### [Extracted entries]
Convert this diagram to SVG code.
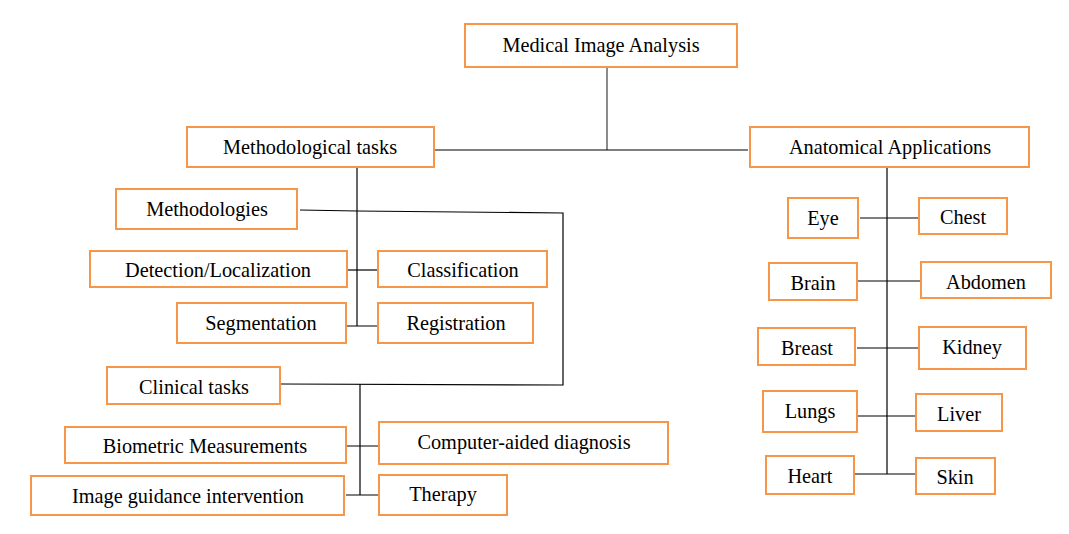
<svg xmlns="http://www.w3.org/2000/svg" width="1069" height="534" viewBox="0 0 1069 534">
<style>
.b{fill:#fff;stroke:#F79646;stroke-width:2}
.t{font-family:"Liberation Serif","Times New Roman",serif;font-size:20.3px;fill:#000;text-anchor:middle}
.c{fill:none;stroke:#000;stroke-width:1.2}
.g{fill:none;stroke:#6e6e6e;stroke-width:1.6}
</style>
<rect width="1069" height="534" fill="#fff"/>
<g id="connectors">
<line class="g" x1="607" y1="67" x2="607" y2="150"/>
<line class="c" x1="433" y1="150" x2="748" y2="150"/>
<line class="c" x1="357" y1="167" x2="357" y2="326"/>
<polyline class="c" points="300,210 357,211 563,213 563,385 281,384"/>
<line class="c" x1="347" y1="270" x2="379" y2="270"/>
<line class="c" x1="346" y1="326" x2="379" y2="326"/>
<line class="c" x1="360" y1="384" x2="360" y2="495"/>
<line class="c" x1="346" y1="446" x2="379" y2="446"/>
<line class="c" x1="346" y1="495" x2="379" y2="495"/>
<line class="c" x1="887" y1="167" x2="887" y2="474"/>
<line class="c" x1="860" y1="218" x2="919" y2="218"/>
<line class="c" x1="857" y1="281" x2="921" y2="281"/>
<line class="c" x1="857" y1="348" x2="919" y2="348"/>
<line class="c" x1="857" y1="416" x2="916" y2="416"/>
<line class="c" x1="854" y1="474" x2="916" y2="474"/>
</g>
<g id="n-root"><rect class="b" x="465" y="24" width="272" height="43"/><text class="t" x="601" y="52">Medical Image Analysis</text></g>
<g id="n-meth"><rect class="b" x="187" y="127" width="247" height="40"/><text class="t" x="310" y="154">Methodological tasks</text></g>
<g id="n-anat"><rect class="b" x="750" y="127" width="279" height="40"/><text class="t" x="890" y="154">Anatomical Applications</text></g>
<g id="n-methodologies"><rect class="b" x="116" y="189" width="181" height="40"/><text class="t" x="207" y="216">Methodologies</text></g>
<g id="n-detection"><rect class="b" x="90" y="251" width="257" height="36"/><text class="t" x="218" y="277">Detection/Localization</text></g>
<g id="n-classification"><rect class="b" x="378" y="251" width="169" height="36"/><text class="t" x="463" y="277">Classification</text></g>
<g id="n-segmentation"><rect class="b" x="177" y="303" width="169" height="40"/><text class="t" x="261" y="330">Segmentation</text></g>
<g id="n-registration"><rect class="b" x="378" y="303" width="155" height="40"/><text class="t" x="456" y="330">Registration</text></g>
<g id="n-clinical"><rect class="b" x="107" y="367" width="173" height="37"/><text class="t" x="194" y="394">Clinical tasks</text></g>
<g id="n-biometric"><rect class="b" x="65" y="427" width="281" height="36"/><text class="t" x="205" y="453">Biometric Measurements</text></g>
<g id="n-cad"><rect class="b" x="379" y="422" width="289" height="42"/><text class="t" x="524" y="449">Computer-aided diagnosis</text></g>
<g id="n-igi"><rect class="b" x="31" y="476" width="313" height="39"/><text class="t" x="188" y="503">Image guidance intervention</text></g>
<g id="n-therapy"><rect class="b" x="379" y="475" width="128" height="40"/><text class="t" x="443" y="501">Therapy</text></g>
<g id="n-eye"><rect class="b" x="788" y="198" width="70" height="40"/><text class="t" x="823" y="225">Eye</text></g>
<g id="n-chest"><rect class="b" x="919" y="198" width="88" height="36"/><text class="t" x="963" y="224">Chest</text></g>
<g id="n-brain"><rect class="b" x="769" y="263" width="88" height="37"/><text class="t" x="813" y="290">Brain</text></g>
<g id="n-abdomen"><rect class="b" x="921" y="262" width="130" height="36"/><text class="t" x="986" y="289">Abdomen</text></g>
<g id="n-breast"><rect class="b" x="758" y="328" width="97" height="37"/><text class="t" x="807" y="355">Breast</text></g>
<g id="n-kidney"><rect class="b" x="919" y="327" width="107" height="42"/><text class="t" x="972" y="354">Kidney</text></g>
<g id="n-lungs"><rect class="b" x="763" y="391" width="94" height="41"/><text class="t" x="810" y="418">Lungs</text></g>
<g id="n-liver"><rect class="b" x="916" y="394" width="86" height="37"/><text class="t" x="959" y="421">Liver</text></g>
<g id="n-heart"><rect class="b" x="766" y="456" width="88" height="38"/><text class="t" x="810" y="483">Heart</text></g>
<g id="n-skin"><rect class="b" x="916" y="458" width="79" height="36"/><text class="t" x="955" y="484">Skin</text></g>
</svg>
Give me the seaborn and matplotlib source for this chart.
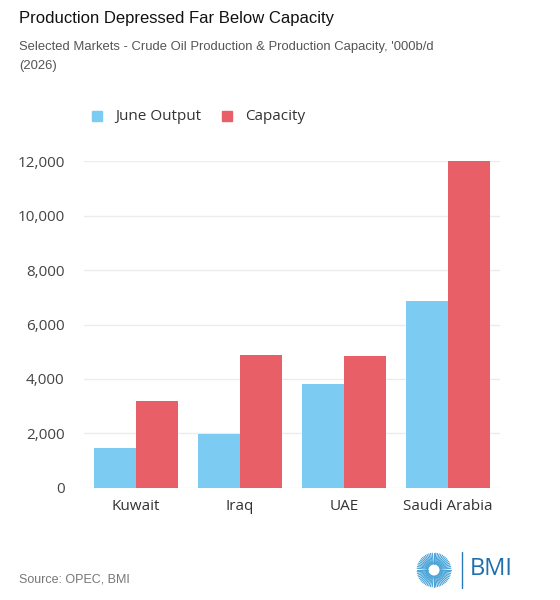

### [Exercise instructions]
Repeat the lines above exactly, and keep every picture out.

### [The completed task]
Convert this diagram to SVG code.
<svg xmlns="http://www.w3.org/2000/svg" width="1069" height="534" viewBox="0 0 1069 534">
<style>
.b{fill:#fff;stroke:#F79646;stroke-width:2}
.t{font-family:"Liberation Serif","Times New Roman",serif;font-size:20.3px;fill:#000;text-anchor:middle}
.c{fill:none;stroke:#000;stroke-width:1.2}
.g{fill:none;stroke:#6e6e6e;stroke-width:1.6}
</style>
<rect width="1069" height="534" fill="#fff"/>
<g id="connectors">
<line class="g" x1="607" y1="67" x2="607" y2="150"/>
<line class="c" x1="433" y1="150" x2="748" y2="150"/>
<line class="c" x1="357" y1="167" x2="357" y2="326"/>
<polyline class="c" points="300,210 357,211 563,213 563,385 281,384"/>
<line class="c" x1="347" y1="270" x2="379" y2="270"/>
<line class="c" x1="346" y1="326" x2="379" y2="326"/>
<line class="c" x1="360" y1="384" x2="360" y2="495"/>
<line class="c" x1="346" y1="446" x2="379" y2="446"/>
<line class="c" x1="346" y1="495" x2="379" y2="495"/>
<line class="c" x1="887" y1="167" x2="887" y2="474"/>
<line class="c" x1="860" y1="218" x2="919" y2="218"/>
<line class="c" x1="857" y1="281" x2="921" y2="281"/>
<line class="c" x1="857" y1="348" x2="919" y2="348"/>
<line class="c" x1="857" y1="416" x2="916" y2="416"/>
<line class="c" x1="854" y1="474" x2="916" y2="474"/>
</g>
<g id="n-root"><rect class="b" x="465" y="24" width="272" height="43"/><text class="t" x="601" y="52">Medical Image Analysis</text></g>
<g id="n-meth"><rect class="b" x="187" y="127" width="247" height="40"/><text class="t" x="310" y="154">Methodological tasks</text></g>
<g id="n-anat"><rect class="b" x="750" y="127" width="279" height="40"/><text class="t" x="890" y="154">Anatomical Applications</text></g>
<g id="n-methodologies"><rect class="b" x="116" y="189" width="181" height="40"/><text class="t" x="207" y="216">Methodologies</text></g>
<g id="n-detection"><rect class="b" x="90" y="251" width="257" height="36"/><text class="t" x="218" y="277">Detection/Localization</text></g>
<g id="n-classification"><rect class="b" x="378" y="251" width="169" height="36"/><text class="t" x="463" y="277">Classification</text></g>
<g id="n-segmentation"><rect class="b" x="177" y="303" width="169" height="40"/><text class="t" x="261" y="330">Segmentation</text></g>
<g id="n-registration"><rect class="b" x="378" y="303" width="155" height="40"/><text class="t" x="456" y="330">Registration</text></g>
<g id="n-clinical"><rect class="b" x="107" y="367" width="173" height="37"/><text class="t" x="194" y="394">Clinical tasks</text></g>
<g id="n-biometric"><rect class="b" x="65" y="427" width="281" height="36"/><text class="t" x="205" y="453">Biometric Measurements</text></g>
<g id="n-cad"><rect class="b" x="379" y="422" width="289" height="42"/><text class="t" x="524" y="449">Computer-aided diagnosis</text></g>
<g id="n-igi"><rect class="b" x="31" y="476" width="313" height="39"/><text class="t" x="188" y="503">Image guidance intervention</text></g>
<g id="n-therapy"><rect class="b" x="379" y="475" width="128" height="40"/><text class="t" x="443" y="501">Therapy</text></g>
<g id="n-eye"><rect class="b" x="788" y="198" width="70" height="40"/><text class="t" x="823" y="225">Eye</text></g>
<g id="n-chest"><rect class="b" x="919" y="198" width="88" height="36"/><text class="t" x="963" y="224">Chest</text></g>
<g id="n-brain"><rect class="b" x="769" y="263" width="88" height="37"/><text class="t" x="813" y="290">Brain</text></g>
<g id="n-abdomen"><rect class="b" x="921" y="262" width="130" height="36"/><text class="t" x="986" y="289">Abdomen</text></g>
<g id="n-breast"><rect class="b" x="758" y="328" width="97" height="37"/><text class="t" x="807" y="355">Breast</text></g>
<g id="n-kidney"><rect class="b" x="919" y="327" width="107" height="42"/><text class="t" x="972" y="354">Kidney</text></g>
<g id="n-lungs"><rect class="b" x="763" y="391" width="94" height="41"/><text class="t" x="810" y="418">Lungs</text></g>
<g id="n-liver"><rect class="b" x="916" y="394" width="86" height="37"/><text class="t" x="959" y="421">Liver</text></g>
<g id="n-heart"><rect class="b" x="766" y="456" width="88" height="38"/><text class="t" x="810" y="483">Heart</text></g>
<g id="n-skin"><rect class="b" x="916" y="458" width="79" height="36"/><text class="t" x="955" y="484">Skin</text></g>
</svg>
Give me the seaborn and matplotlib source for this chart.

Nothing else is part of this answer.